Notice: The reproducibility variables underlying each score are classified using an automated LLM-based pipeline, validated against a manually labeled dataset. LLM-based classification introduces uncertainty and potential bias; scores should be interpreted as estimates. Full accuracy metrics and methodology are described in Coakley et alK. L. Coakley, T. Snelleman, H. Hoos, and O. E. Gundersen, "The embrace of open science: An analysis of a decade of AI research and 56 800 conference papers," Under Review, 2026..

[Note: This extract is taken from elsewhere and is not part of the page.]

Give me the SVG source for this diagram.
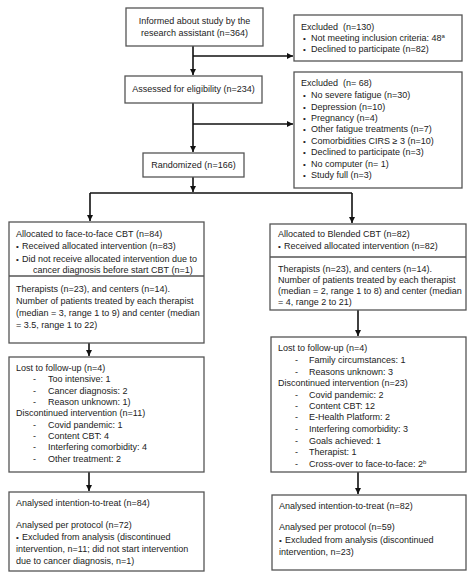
<svg xmlns="http://www.w3.org/2000/svg" width="474" height="580" viewBox="0 0 474 580">
<style>
rect.b{fill:#fff;stroke:#555;stroke-width:1.3}
line.d{stroke:#555;stroke-width:1.3}
text{font-family:"Liberation Sans",Arial,sans-serif;font-size:9px;fill:#222}
text.bu{font-size:8px}
.c{text-anchor:middle}
.pre{white-space:pre}
.cn path{fill:none;stroke:#111;stroke-width:1.6}
</style>
<defs>
<marker id="arr" markerUnits="userSpaceOnUse" markerWidth="7" markerHeight="6" refX="6" refY="3" orient="auto">
<path d="M0,0 L6,3 L0,6 z" fill="#111"/>
</marker>
</defs>
<rect width="474" height="580" fill="#fff"/>

<g id="connectors" class="cn">
<path d="M193,46 V75" marker-end="url(#arr)"/>
<path d="M193,56 H293" marker-end="url(#arr)"/>
<path d="M193,103 V152" marker-end="url(#arr)"/>
<path d="M193,124 H293" marker-end="url(#arr)"/>
<path d="M193,177 V192" marker-end="url(#arr)"/>
<path d="M90,193 H352"/>
<path d="M90,193 V221" marker-end="url(#arr)"/>
<path d="M352,193 V223" marker-end="url(#arr)"/>
<path d="M89,343 V356" marker-end="url(#arr)"/>
<path d="M358,310 V336" marker-end="url(#arr)"/>
<path d="M89,472 V491" marker-end="url(#arr)"/>
<path d="M358,472 V494" marker-end="url(#arr)"/>
</g>

<g id="informed">
<rect class="b" x="126" y="8" width="137" height="38"/>
<text class="c" x="194.5" y="24">Informed about study by the</text>
<text class="c" x="194.5" y="36">research assistant (n=364)</text>
</g>

<g id="excluded1">
<rect class="b" x="294" y="15" width="168" height="46"/>
<text class="pre" x="301" y="30">Excluded  (n=130)</text>
<text class="bu" x="303" y="41">•</text><text x="311" y="41">Not meeting inclusion criteria: 48<tspan font-size="6" dy="-3">a</tspan></text>
<text class="bu" x="303" y="52">•</text><text x="311" y="52">Declined to participate (n=82)</text>
</g>

<g id="assessed">
<rect class="b" x="125" y="76" width="137" height="27"/>
<text class="c" x="193.5" y="92">Assessed for eligibility (n=234)</text>
</g>

<g id="excluded2">
<rect class="b" x="294" y="72" width="168" height="116"/>
<text class="pre" x="301" y="86">Excluded  (n= 68)</text>
<text class="bu" x="303" y="98">•</text><text x="311" y="98">No severe fatigue (n=30)</text>
<text class="bu" x="303" y="109.5">•</text><text x="311" y="109.5">Depression (n=10)</text>
<text class="bu" x="303" y="120.5">•</text><text x="311" y="120.5">Pregnancy (n=4)</text>
<text class="bu" x="303" y="132">•</text><text x="311" y="132">Other fatigue treatments (n=7)</text>
<text class="bu" x="303" y="144">•</text><text x="311" y="144">Comorbidities CIRS ≥ 3 (n=10)</text>
<text class="bu" x="303" y="155">•</text><text x="311" y="155">Declined to participate (n=3)</text>
<text class="bu" x="303" y="166.5">•</text><text x="311" y="166.5">No computer (n= 1)</text>
<text class="bu" x="303" y="178">•</text><text x="311" y="178">Study full (n=3)</text>
</g>

<g id="randomized">
<rect class="b" x="143" y="153" width="101" height="24"/>
<text class="c" x="193.5" y="168">Randomized (n=166)</text>
</g>

<g id="alloc-ftf">
<rect class="b" x="9" y="222" width="195" height="121"/>
<line class="d" x1="9" y1="276" x2="204" y2="276"/>
<text x="16" y="237">Allocated to face-to-face CBT (n=84)</text>
<text class="bu" x="16" y="249">•</text><text x="22" y="249">Received allocated intervention (n=83)</text>
<text class="bu" x="16" y="262">•</text><text x="22" y="262">Did not receive allocated intervention due to</text>
<text x="33" y="273">cancer diagnosis before start CBT (n=1)</text>
<text x="16" y="292">Therapists (n=23), and centers (n=14).</text>
<text x="16" y="304">Number of patients treated by each therapist</text>
<text x="16" y="316">(median = 3, range 1 to 9) and center (median</text>
<text x="16" y="328">= 3.5, range 1 to 22)</text>
</g>

<g id="alloc-blended">
<rect class="b" x="270" y="224" width="196" height="86"/>
<line class="d" x1="270" y1="257" x2="466" y2="257"/>
<text x="278" y="237">Allocated to Blended CBT (n=82)</text>
<text class="bu" x="278" y="249">•</text><text x="284" y="249">Received allocated intervention (n=82)</text>
<text x="278" y="272">Therapists (n=23), and centers (n=14).</text>
<text x="278" y="283">Number of patients treated by each therapist</text>
<text x="278" y="294">(median = 2, range 1 to 8) and center (median</text>
<text x="278" y="305">= 4, range 2 to 21)</text>
</g>

<g id="lost-ftf">
<rect class="b" x="9" y="357" width="195" height="115"/>
<text x="16" y="371">Lost to follow-up (n=4)</text>
<text x="33" y="382">-</text><text x="48" y="382">Too intensive: 1</text>
<text x="33" y="393.5">-</text><text x="48" y="393.5">Cancer diagnosis: 2</text>
<text x="33" y="405">-</text><text x="48" y="405">Reason unknown: 1)</text>
<text x="16" y="416">Discontinued intervention (n=11)</text>
<text x="33" y="427.5">-</text><text x="48" y="427.5">Covid pandemic: 1</text>
<text x="33" y="439">-</text><text x="48" y="439">Content CBT: 4</text>
<text x="33" y="450">-</text><text x="48" y="450">Interfering comorbidity: 4</text>
<text x="33" y="461.5">-</text><text x="48" y="461.5">Other treatment: 2</text>
</g>

<g id="lost-blended">
<rect class="b" x="271" y="337" width="195" height="135"/>
<text x="278" y="351">Lost to follow-up (n=4)</text>
<text x="295" y="363">-</text><text x="309" y="363">Family circumstances: 1</text>
<text x="295" y="374.5">-</text><text x="309" y="374.5">Reasons unknown: 3</text>
<text x="278" y="386">Discontinued intervention (n=23)</text>
<text x="295" y="397.5">-</text><text x="309" y="397.5">Covid pandemic: 2</text>
<text x="295" y="409">-</text><text x="309" y="409">Content CBT: 12</text>
<text x="295" y="420">-</text><text x="309" y="420">E-Health Platform: 2</text>
<text x="295" y="432">-</text><text x="309" y="432">Interfering comorbidity: 3</text>
<text x="295" y="443.5">-</text><text x="309" y="443.5">Goals achieved: 1</text>
<text x="295" y="455">-</text><text x="309" y="455">Therapist: 1</text>
<text x="295" y="466.5">-</text><text x="309" y="466.5">Cross-over to face-to-face: 2<tspan font-size="6" dy="-3">b</tspan></text>
</g>

<g id="analysed-ftf">
<rect class="b" x="9" y="492" width="195" height="79"/>
<text x="16" y="506">Analysed intention-to-treat (n=84)</text>
<text x="16" y="528">Analysed per protocol (n=72)</text>
<text class="bu" x="16" y="540">•</text><text x="22" y="540">Excluded from analysis (discontinued</text>
<text x="16" y="552">intervention, n=11; did not start intervention</text>
<text x="16" y="564">due to cancer diagnosis, n=1)</text>
</g>

<g id="analysed-blended">
<rect class="b" x="272" y="495" width="194" height="75"/>
<text x="279" y="509">Analysed intention-to-treat (n=82)</text>
<text x="279" y="530">Analysed per protocol (n=59)</text>
<text class="bu" x="279" y="543">•</text><text x="285" y="543">Excluded from analysis (discontinued</text>
<text x="279" y="555">intervention, n=23)</text>
</g>
</svg>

Quantile Reward Policy Optimization: Alignment with Pointwise Regression and Exact Partition Functions
Authors: Simon Matrenok, Skander Moalla, Caglar Gulcehre
NeurIPS 2025 | Venue PDF | LLM Run Details
| Reproducibility Variable | Result | LLM Response |
|---|---|---|
| Research Type | Experimental | Empirically, QRPO consistently achieves top performance on chat and coding evaluations reward model scores, Alpaca Eval 2, and Leet Code compared to DPO, REBEL, and Sim PO across diverse datasets and 8B-scale models. |
| Researcher Affiliation | Academia | Simon Matrenok CLAIRE, EPFL Skander Moalla CLAIRE, EPFL Caglar Gulcehre CLAIRE, EPFL |
| Pseudocode | Yes | Algorithm 1 (Offline) Quantile Reward Policy Optimization |
| Open Source Code | Yes | We release a reference implementation of QRPO based on a Hugging Face TRL (von Werra et al., 2020) trainer also supporting the baselines we trained (DPO, REBEL, Sim PO) at https://github.com/CLAIRE-Labo/quantile-reward-policy-optimization. |
| Open Datasets | Yes | Magpie-Align/Magpie-Air-DPO-100K-v0.1 (Magpie-Air) (Xu et al., 2024b) is a strong alignment dataset containing 98000 training samples (and 2000 testing samples)... Hugging Face H4/ultrafeedback binarized (Ultra Feedback) (Cui et al., 2024) consists of 61135 training samples (and 2000 testing samples)... For the coding task, we use newfacade/Leet Code Dataset (Leet Code) (Xia et al., 2025), which contains 2641 training samples (and 228 testing samples)... |
| Dataset Splits | Yes | Magpie-Air (Xu et al., 2024b) General Chat 98,000 2,000... Ultra Feedback (Cui et al., 2024) General Chat 61,135 2,000... Leet Code (Xia et al., 2025) Coding 2,641 228... We additionally split the test set in each dataset into two equal splits: a validation subset for hyperparameter selection and a test subset to report the final numbers. |
| Hardware Specification | Yes | We distribute training with Hugging Face Accelerate (Gugger et al., 2022) using the Deep Speed (Aminabadi et al., 2022) plugin at Ze RO stage 1 (optimizer state partitioning) over 8 GPUs from 2 nodes with 4 NVIDIA GH200 each. |
| Software Dependencies | No | The paper mentions Hugging Face Accelerate (Gugger et al., 2022), Deep Speed (Aminabadi et al., 2022), Hugging Face TRL (von Werra et al., 2020), and Python Machine Learning Research Template (Moalla, 2025). While it cites papers for these tools with publication years, it does not provide specific version numbers for the software dependencies themselves. |
| Experiment Setup | Yes | Table 10: Hyperparameters for supervised and RL fine-tuning. Phase Epochs Learning Rates Batch Size Optimizer LR Schedule Gradient Clipping... Table 11: RL fine-tuning hyperparameters: KL-regularization parameter (β) sweep and QRPO number of generated reference rewards. |